1. Inconsistency and Continuity Order

In case of tax decisions of the Federal Constitutional Court with regard to inheritance and gift tax and other tax decisions (e.g. wealth tax) it has been practice so far just to criticize such legal regulations deemed to be unconstitutional but to permit their further application until a new law has been passed. The court always set a deadline for the legislator to pass the new legislation within a definite period of time. Against this background it is likely that the Federal Constitutional Court will declare the currently applicable beneficial regulations under the inheritance and gift tax law to be applicable until the end of 2015 or 2016.

2. Repeal ex-tunc

But it is also conceivable that this time the Federal Constitutional Court will not allow the Inheritance and Gift Tax Act to continue to apply for a transition period, but will annul it with effect from the date it entered into force on 1 January 2009. This would affect all transfers made as from the date of judgment or made before but not assessed yet for taxation. But this alternative seems to be very unlikely because it would result in a glaring unequal treatment due to a strict temporal break and thus in another infringement of Art. 3 para. 1 German Federal Constitution.

3. Repael ex-nunc

Also a novelty, nevertheless a conceivable constellation, would be a repeal as from the date of judgment. Then, the legislator could pass a new regulation retroactively to this point of time. The specifics of such a new regulation are hardly predictable.

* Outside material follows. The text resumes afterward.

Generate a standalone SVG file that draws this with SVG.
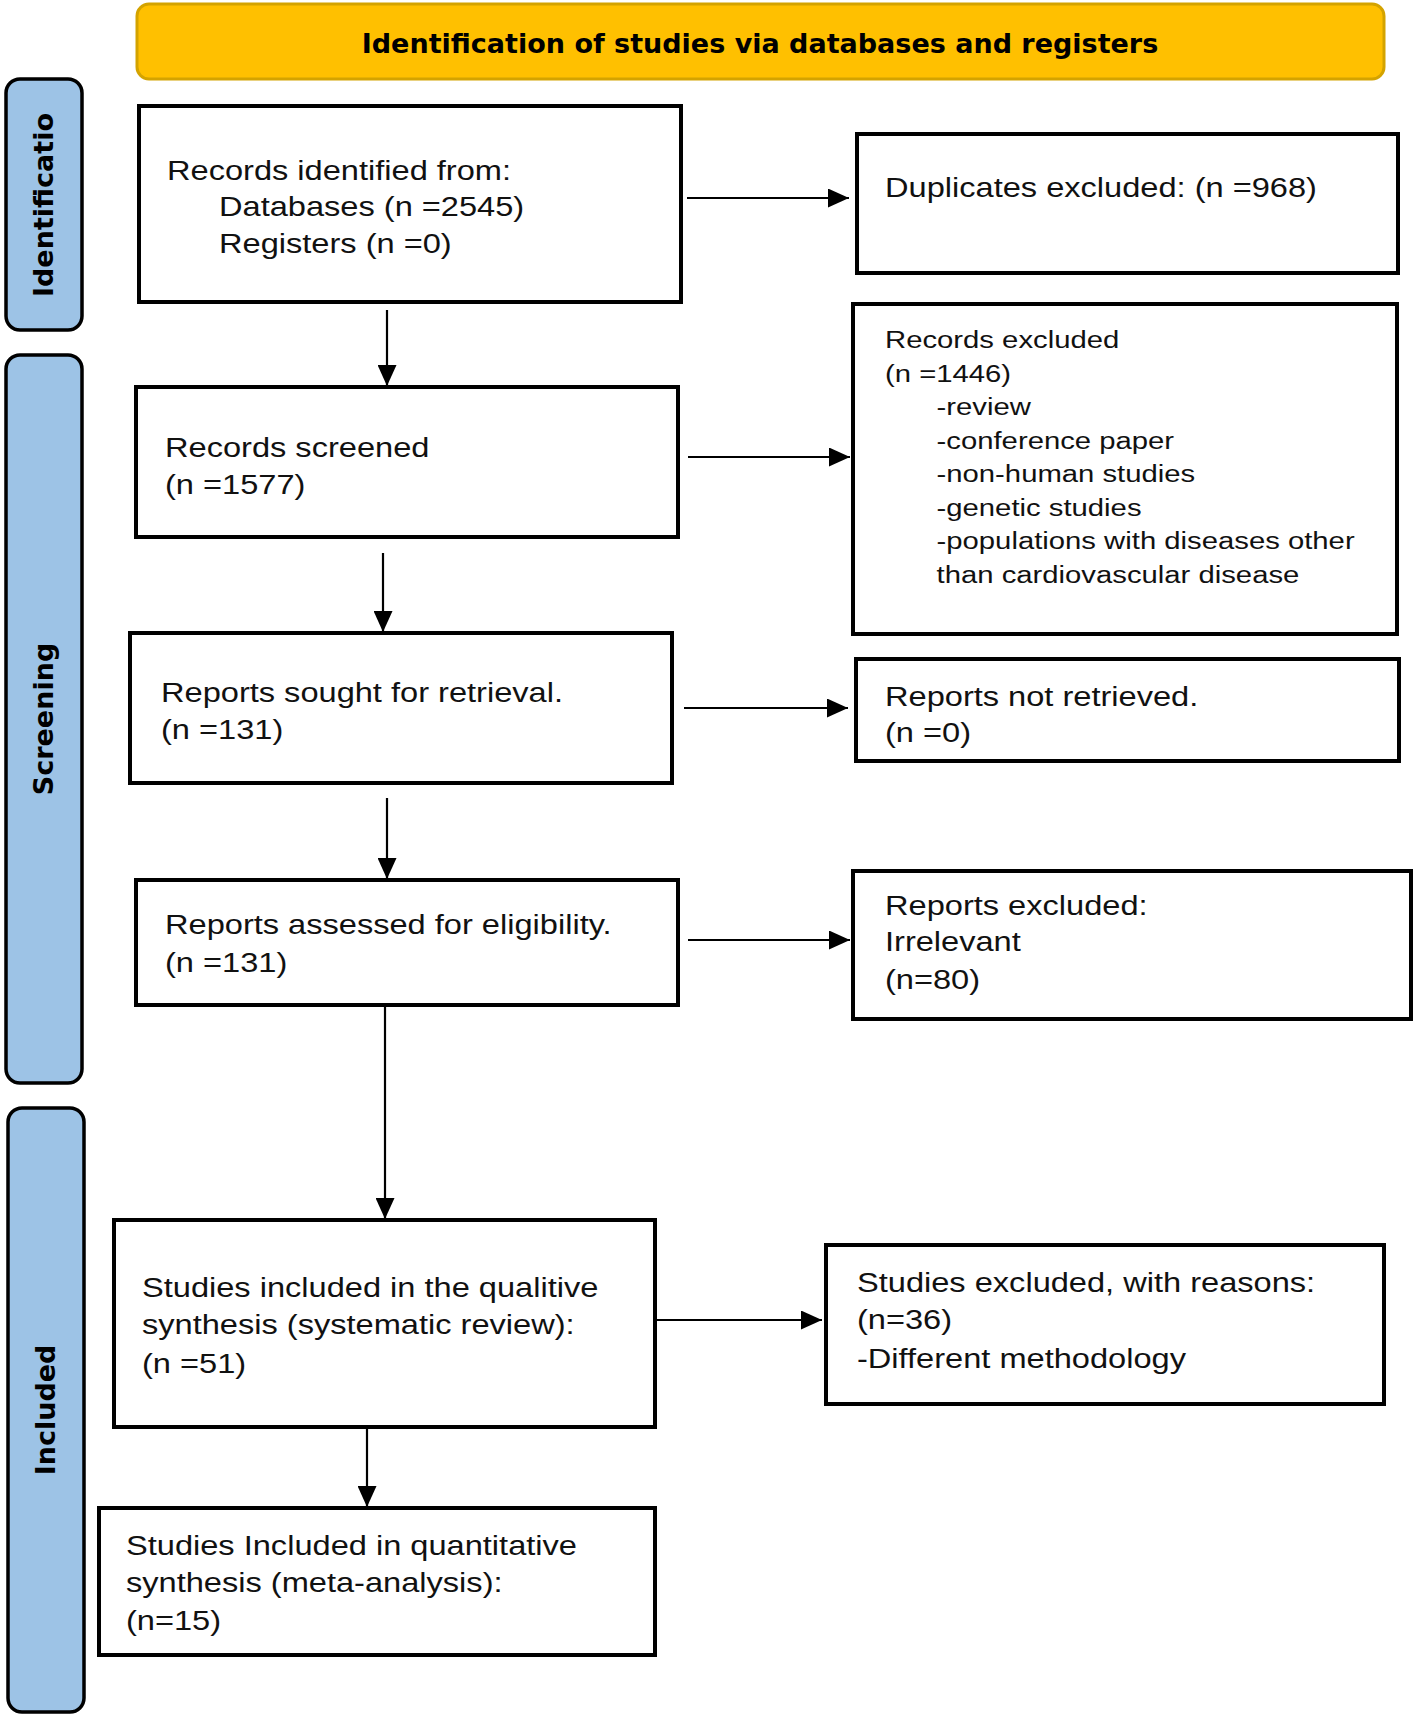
<svg xmlns="http://www.w3.org/2000/svg" width="1416" height="1719" viewBox="0 0 1416 1719">
<style>
.box{fill:#fff;stroke:#000;stroke-width:4}
.pill{fill:#9DC3E6;stroke:#000;stroke-width:3.5}
.hdr{fill:#FFC000;stroke:#D4A300;stroke-width:3}
.t{font-family:"Liberation Sans",Arial,sans-serif;font-size:27.5px;fill:#111}
.ts{font-family:"Liberation Sans",Arial,sans-serif;font-size:24.7px;fill:#111}
.b{font-family:"DejaVu Sans",Verdana,sans-serif;font-weight:bold;font-size:27px;fill:#000;text-anchor:middle}
.c{stroke:#000;stroke-width:2.2;fill:none}
</style>
<defs>
<marker id="ah" markerWidth="21" markerHeight="19" refX="21" refY="9.5" orient="auto" markerUnits="userSpaceOnUse">
<path d="M0,0 L21,9.5 L0,19 Z" fill="#000"/>
</marker>
</defs>
<rect width="1416" height="1719" fill="#fff"/>

<g id="header">
<rect class="hdr" x="137" y="4" width="1247" height="75" rx="12"/>
<text class="b" x="760" y="53">Identification of studies via databases and registers</text>
</g>

<g id="phase-identification">
<rect class="pill" x="6" y="79" width="76" height="251" rx="14"/>
<text class="b" transform="translate(53,205) rotate(-90)">Identificatio</text>
</g>
<g id="phase-screening">
<rect class="pill" x="6" y="355" width="76" height="728" rx="14"/>
<text class="b" transform="translate(53,719) rotate(-90)">Screening</text>
</g>
<g id="phase-included">
<rect class="pill" x="8" y="1108" width="76" height="604" rx="14"/>
<text class="b" transform="translate(55,1410) rotate(-90)">Included</text>
</g>

<g id="records-identified">
<rect class="box" x="139" y="106" width="542" height="196"/>
<text class="t" transform="translate(167,180) scale(1.185,1)"><tspan x="0" y="0">Records identified from:</tspan><tspan x="43.9" y="36">Databases (n =2545)</tspan><tspan x="43.9" y="73">Registers (n =0)</tspan></text>
</g>

<g id="duplicates-excluded">
<rect class="box" x="857" y="134" width="541" height="139"/>
<text class="t" transform="translate(885,197) scale(1.185,1)">Duplicates excluded: (n =968)</text>
</g>

<g id="records-screened">
<rect class="box" x="136" y="387" width="542" height="150"/>
<text class="t" transform="translate(165,457) scale(1.185,1)"><tspan x="0" y="0">Records screened</tspan><tspan x="0" y="37">(n =1577)</tspan></text>
</g>

<g id="records-excluded">
<rect class="box" x="853" y="304" width="544" height="330"/>
<text class="ts" transform="translate(885,348) scale(1.185,1)"><tspan x="0" y="0">Records excluded</tspan><tspan x="0" y="34">(n =1446)</tspan><tspan x="43.5" y="67">-review</tspan><tspan x="43.5" y="101">-conference paper</tspan><tspan x="43.5" y="134">-non-human studies</tspan><tspan x="43.5" y="168">-genetic studies</tspan><tspan x="43.5" y="201">-populations with diseases other</tspan><tspan x="43.5" y="235">than cardiovascular disease</tspan></text>
</g>

<g id="reports-sought">
<rect class="box" x="130" y="633" width="542" height="150"/>
<text class="t" transform="translate(161,702) scale(1.185,1)"><tspan x="0" y="0">Reports sought for retrieval.</tspan><tspan x="0" y="37">(n =131)</tspan></text>
</g>

<g id="reports-not-retrieved">
<rect class="box" x="856" y="659" width="543" height="102"/>
<text class="t" transform="translate(885,706) scale(1.185,1)"><tspan x="0" y="0">Reports not retrieved.</tspan><tspan x="0" y="36">(n =0)</tspan></text>
</g>

<g id="reports-assessed">
<rect class="box" x="136" y="880" width="542" height="125"/>
<text class="t" transform="translate(165,934) scale(1.185,1)"><tspan x="0" y="0">Reports assessed for eligibility.</tspan><tspan x="0" y="38">(n =131)</tspan></text>
</g>

<g id="reports-excluded">
<rect class="box" x="853" y="871" width="558" height="148"/>
<text class="t" transform="translate(885,915) scale(1.185,1)"><tspan x="0" y="0">Reports excluded:</tspan><tspan x="0" y="36">Irrelevant</tspan><tspan x="0" y="74">(n=80)</tspan></text>
</g>

<g id="studies-qualitative">
<rect class="box" x="114" y="1220" width="541" height="207"/>
<text class="t" transform="translate(142,1297) scale(1.185,1)"><tspan x="0" y="0">Studies included in the qualitive</tspan><tspan x="0" y="37">synthesis (systematic review):</tspan><tspan x="0" y="76">(n =51)</tspan></text>
</g>

<g id="studies-excluded">
<rect class="box" x="826" y="1245" width="558" height="159"/>
<text class="t" transform="translate(857,1292) scale(1.185,1)"><tspan x="0" y="0">Studies excluded, with reasons:</tspan><tspan x="0" y="37">(n=36)</tspan><tspan x="0" y="76">-Different methodology</tspan></text>
</g>

<g id="studies-quantitative">
<rect class="box" x="99" y="1508" width="556" height="147"/>
<text class="t" transform="translate(126,1555) scale(1.185,1)"><tspan x="0" y="0">Studies Included in quantitative</tspan><tspan x="0" y="37">synthesis (meta-analysis):</tspan><tspan x="0" y="75">(n=15)</tspan></text>
</g>

<g id="connectors">
<line class="c" x1="687" y1="198" x2="849" y2="198" marker-end="url(#ah)"/>
<line class="c" x1="387" y1="310" x2="387" y2="386" marker-end="url(#ah)"/>
<line class="c" x1="688" y1="457" x2="850" y2="457" marker-end="url(#ah)"/>
<line class="c" x1="383" y1="553" x2="383" y2="632" marker-end="url(#ah)"/>
<line class="c" x1="684" y1="708" x2="848" y2="708" marker-end="url(#ah)"/>
<line class="c" x1="387" y1="798" x2="387" y2="879" marker-end="url(#ah)"/>
<line class="c" x1="688" y1="940" x2="850" y2="940" marker-end="url(#ah)"/>
<line class="c" x1="385" y1="1006" x2="385" y2="1219" marker-end="url(#ah)"/>
<line class="c" x1="655" y1="1320" x2="822" y2="1320" marker-end="url(#ah)"/>
<line class="c" x1="367" y1="1429" x2="367" y2="1507" marker-end="url(#ah)"/>
</g>
</svg>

This results in the following recommendations:

In scenario 1 (continue to apply) and 2 (repeal ex-tunc) there would currently be no need for action. In the first case the taxpayer would have enough time to adjust to a new law and to make, if any, transfers before this new law would enter into force. In scenario 2 transfers would even today be no longer possible by making use of the valid Inheritance and Gift Tax Act. If scenario 3 would occur (repeal ex-nunc), however, immediate action would be required. Because this cannot be excluded, intended transfers should be made in any case until 16 December 2014, in order to benefit from the beneficial rules of §§ 13a, 13b Inheritance and Gift Tax Act. But it is strongly recommended in such cases to arrange for a reservation of revocation in case the Federal Constitutional Court will repeal the Inheritance and Gift Tax Act ex-tunc (scenario 2). Thus, the taxpayer has the opportunity to rescind the donation in a tax-neutral manner in case the legislator will pass a tax-aggravating new law retroactively.

The content of this article is intended to provide a general guide to the subject matter. Specialist advice should be sought about your specific circumstances.